|My first view of the Eiffel Tower|
When I made the decision to go to France, I thought of it as a sabbatical year - a year away to breathe deeply, immerse myself in a new culture, learn a new language and take some intentional time to focus on my spiritual journey as well. However, the reality was so much different than my expectations - while my year in France was a fabulous experience, it was definitely not restful or introvert-friendly!
|The chaos of Montparnasse train station where I started and ended every trip into Paris|
Now I've been home for a year, and as I reflect on this year of transition, I see that, just maybe, THIS has been my sabbatical year - my year of rest. I have been truly blessed by so many wonderful friends who have companioned me along this journey - providing safe places and offering me lots of space to process (one of my favorite past-times) and to figure out who I am now. This year back in Denver I've been able to breathe deeply, immerse myself in my neighborhood culture, develop my new language skills, and continue on my spiritual journey.
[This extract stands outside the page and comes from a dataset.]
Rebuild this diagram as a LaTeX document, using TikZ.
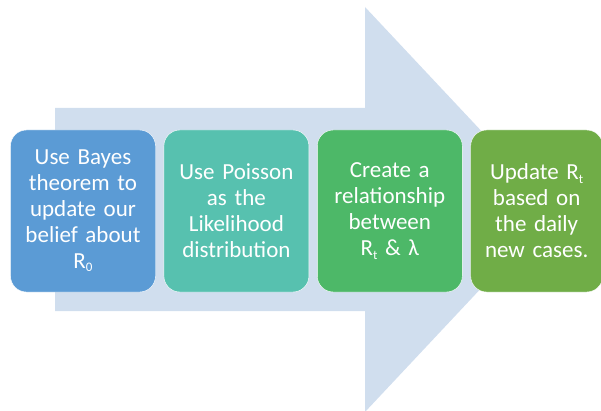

|Cherry Creek Bike Trail downtown Denver|
|City of Golden - one of my favorite spots for contemplating life|
|One of my favorite yards in the neighborhood - check out the huge candelabra!|
|My neighborhood park|
I chose to return to Denver specifically for Community - it was something I realized is critical for my health, happiness and wholeness. I'm not talking about having lots of friends, I'm referring to a group of people that you do life with. Those people that drop by unannounced, that you can call at any hour, that don't have to be entertained, but can just be present with you. Those with whom you can share the joys and sorrows of life, those that know your story, those who will help you with chores - just so you can spend time together. Sharing books, recipes, and meals. Having adventures. Having a place to belong. I unexpectedly experienced this in France, and greatly miss the community I was a part of there, and am grateful for the community that has grown around me here in Denver.
Looking back over this past year, I never could have imagined the beautiful community that would develop around me. Old and new have mingled together to create the present. Recently, I was walking home from visiting a friend (being able to walk to a friend's house is one of my favorite things, and I now have several friends within walking distance!) where we sat on her porch and had a cup of tea (another one of my favorite things). The weather was beautiful, my heart was full, and I thought, "I am so fortunate - I love my life!" It was such a spontaneous reaction to all that has been accumulating. True contentment is rare, and I often miss it because I'm so busy thinking about the what-if's and the maybe's, or I feel guilty for enjoying the good when so many others are hurting. But this weekend, as I was reviewing this past year, I was able to recognize and receive the gift of contentment and experience tremendous peace and joy.